When buying food, South African consumers basically have four retail chains to choose from. The market power of those individual stores enables them to increase retail prices without increasing prices to their suppliers. This results in lower prices to processors and farmers.
In a well-functioning free market, lower farm prices result in lower production and increased demand. In turn, this leads to higher prices and higher production. In the real world, this process takes place amid friction and over-reaction, and is known as a boom-bust cycle. As specific market players gain more market power, they are able to manipulate prices and isolate other market players from price trends.
A good example of this is the relationship between the Safex price of white maize and the price of white maize meal in the retail trade. Any increase in farm-gate prices is followed at retail level, but lower farm prices are not followed to the same extent. This trend can be seen in the general movement of food prices at farm, processor and retail level. From October 2013 to October 2014, food prices at farm level increased by 2,5%, at manufactured level by 8,5% and at retail level by 8,0%.
Clearly, food inflation is not as a result of higher producer prices, but the ability of the other role players to increase prices.
Power in hands of few
South Africa’s retail sector is highly concentrated. For example, in the case of dairy products, an estimated 75% of trade takes place through the major retail chains. This concentration is ongoing, and a National Agricultural Marketing Council report warns that “the buying power of retailers may have adverse effects on the viability and efficiency of suppliers, which ultimately could be to the detriment of the agriculture and food industry at large”.
Retail chain stores selling food products under their own house brands is a worrying trend. These products are packed by different processors, and if the retailer is not satisfied with the price, it can easily switch to another producer. House brands erode the perceived value of specific brands.
Pressure on suppliers
In addition, South Africa’s retail chains limit overheads by making the suppliers responsible for packing shelves, advertising and managing product returns. Their ‘don’t care’ attitude to product returns causes losses for suppliers. What is more, retail buyers are experts in playing off different suppliers against each other to ensure they buy products at the lowest possible prices. They also force various rebates onto suppliers. The threat of delisting ensures that suppliers toe the line.
The social impact of the growth of retail chains is high. They obtain anchor renter status at lucrative rents, and enforce exclusive rental agreements that prevent other retailers from renting shops in shopping centres. Competition among chains is fierce and there is no evidence of collusion, but the chains do use their dominant position to limit prices paid to suppliers, including farmers, who of course are the ultimate price takers.

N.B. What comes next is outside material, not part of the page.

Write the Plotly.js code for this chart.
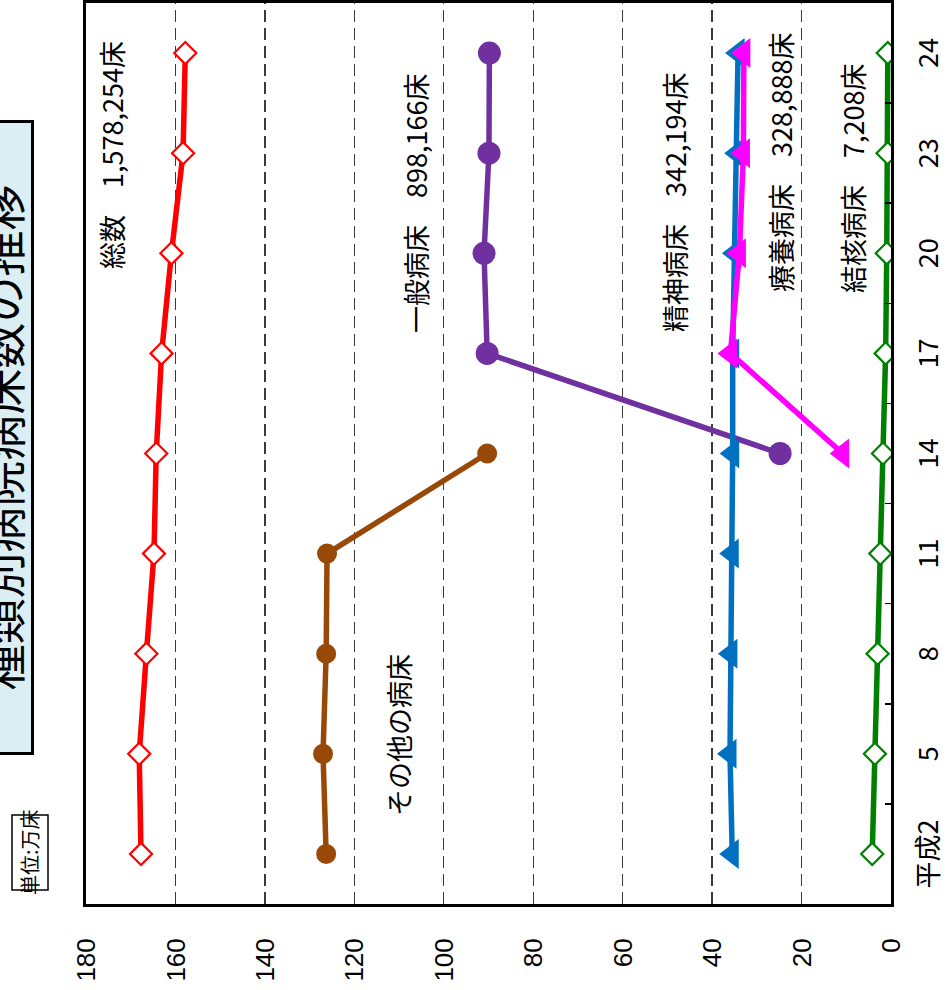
<!DOCTYPE html>
<html>
<head>
<meta charset="utf-8">
<script src="https://cdn.plot.ly/plotly-3.0.1.min.js"></script>
<style>
html, body { margin:0; padding:0; overflow:hidden; background:#fff; width:947px; height:990px; }
#chart { position:absolute; left:0; top:0; width:990px; height:947px;
  transform-origin:0 0; transform: translateY(990px) rotate(-90deg); }
</style>
</head>
<body>
<div id="chart"></div>
<script>
// 年次（平成）
const categories = ['平成2','5','8','11','14','17','20','23','24'];
// 単位: 万床
const totalBeds        = [167.7, 168.1, 166.5, 164.8, 164.3, 163.1, 160.9, 158.3, 157.8];
const otherBeds        = [126.3, 127.0, 126.3, 126.1, 90.3, null, null, null, null];
const generalBeds      = [null, null, null, null, 24.8, 90.3, 91.0, 89.9, 89.8];
const psychiatricBeds  = [35.5, 36.0, 35.8, 35.5, 35.4, 35.4, 34.9, 34.4, 34.2];
const longTermBeds     = [null, null, null, null, 10.8, 35.9, 33.9, 33.0, 32.9];
const tuberculosisBeds = [4.2, 3.6, 3.0, 2.4, 1.8, 1.2, 0.95, 0.77, 0.72];

const titleText = '種類別病院病床数の推移';
const unitText = '単位:万床';
const seriesLabels = {
  total: '総数　1,578,254床',
  general: '一般病床　898,166床',
  psychiatric: '精神病床　342,194床',
  longTerm: '療養病床　328,888床',
  tuberculosis: '結核病床　7,208床',
  other: 'その他の病床'
};

const jp = '"Noto Sans CJK JP", "Noto Sans", sans-serif';
const num = '"Liberation Sans", Arial, "Noto Sans CJK JP", sans-serif';

function line(y, color, symbol, size, open) {
  return {
    x: categories, y: y, type: 'scatter', mode: 'lines+markers',
    connectgaps: false, hoverinfo: 'skip',
    line: {color: color, width: 5.5},
    marker: open
      ? {symbol: symbol, size: size, color: 'white', line: {color: color, width: 2.2}}
      : {symbol: symbol, size: size, color: color, line: {width: 0}}
  };
}

const data = [
  line(totalBeds, '#FF0000', 'diamond', 17, true),
  line(otherBeds, '#984807', 'circle', 20, false),
  line(generalBeds, '#7030A0', 'circle', 23, false),
  line(psychiatricBeds, '#0070C0', 'triangle-up', 26, false),
  line(longTermBeds, '#FF00FF', 'triangle-up', 26, false),
  line(tuberculosisBeds, '#008000', 'diamond', 17, true)
];

function label(text, x, y, size) {
  return {text: text, x: x, y: y, xref: 'x', yref: 'y', showarrow: false,
    xanchor: 'center', yanchor: 'middle', font: {family: jp, size: size || 27, color: '#000'}};
}

// plot area: 901 x 805 px, margins l=86, t=86
const px = u => (u - 86) / 901;
const py = v => 1 + (86 - v) / 805;

const layout = {
  width: 990, height: 947,
  margin: {l: 86, r: 3, t: 86, b: 56},
  paper_bgcolor: '#fff', plot_bgcolor: '#fff',
  showlegend: false,
  xaxis: {
    type: 'category', range: [-0.5, 8.5],
    showline: true, mirror: true, linecolor: '#000', linewidth: 3,
    ticks: 'inside', tickson: 'boundaries', ticklen: 6, tickwidth: 1.5, tickcolor: '#000',
    showgrid: false, zeroline: false,
    tickfont: {family: jp, size: 27, color: '#000'},
    ticklabelstandoff: 12
  },
  yaxis: {
    range: [0, 180], dtick: 20, tick0: 0,
    showline: true, mirror: true, linecolor: '#000', linewidth: 3,
    showgrid: true, gridcolor: '#3a3a3a', gridwidth: 1.3, griddash: '12px,6px',
    ticks: '', zeroline: false,
    tickfont: {family: num, size: 26, color: '#000'},
    ticklabelstandoff: 26
  },
  shapes: [
    {type: 'rect', xref: 'paper', yref: 'paper', x0: px(100), x1: px(175), y0: py(48), y1: py(12),
     fillcolor: '#fff', line: {color: '#000', width: 1.5}, layer: 'above'}
  ],
  annotations: [
    {text: titleText, xref: 'paper', yref: 'paper', x: px(552.5), y: py(0),
     xanchor: 'center', yanchor: 'middle', showarrow: false,
     font: {family: jp, size: 46, color: '#000'},
     bgcolor: '#DAEEF3', bordercolor: '#000', borderwidth: 3, borderpad: 0,
     width: 629, height: 62},
    {text: unitText, xref: 'paper', yref: 'paper', x: px(137.5), y: py(30),
     xanchor: 'center', yanchor: 'middle', showarrow: false,
     font: {family: jp, size: 20, color: '#000'}}
  ].concat([
    label(seriesLabels.total, 6.98, 174.2),
    label(seriesLabels.general, 6.5, 106.4),
    label(seriesLabels.psychiatric, 6.51, 48.3),
    label(seriesLabels.longTerm, 6.91, 24.8),
    label(seriesLabels.tuberculosis, 6.75, 8.7),
    label(seriesLabels.other, 1.19, 110.2)
  ])
};

Plotly.newPlot('chart', data, layout, {staticPlot: true, displayModeBar: false});
</script>
</body>
</html>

Internationally, various actions are taken to limit retail chains’ misuse of their market power. In the UK, for instance, the Office of Fair Trade recently merged with the Competition Commission to form a single agency to supervise both competition and other factors that affect consumers.
Government intervention is needed to ensure fair play for processors and farmers. South Africa’s Competition Commission seems to be the only authority that can determine whether there is indeed misuse of the retail chains’ dominant position in the market.
The preferred outcome of such an investigation is not a heavy fine on retail chains, which they can shift down to farmers, but rather legislation ensuring fair treatment of both small and large processors by the retail chains. At the same time, farmers can combine and sell their produce to the retail sector through a single entity. Examples of successful joint organisations include the Hoëveld Egg Co-operative and, more recently, Coega Dairy in the Eastern Cape.
There are also producers who have managed to bypass the major chain stores and sell directly to the consumer. For most farmers, though, this is not a viable option as the products they produce are not actually the products consumers buy.
Dr Koos Coetzee is an agricultural economist at the MPO. All opinions expressed are his own and do not reflect MPO policy.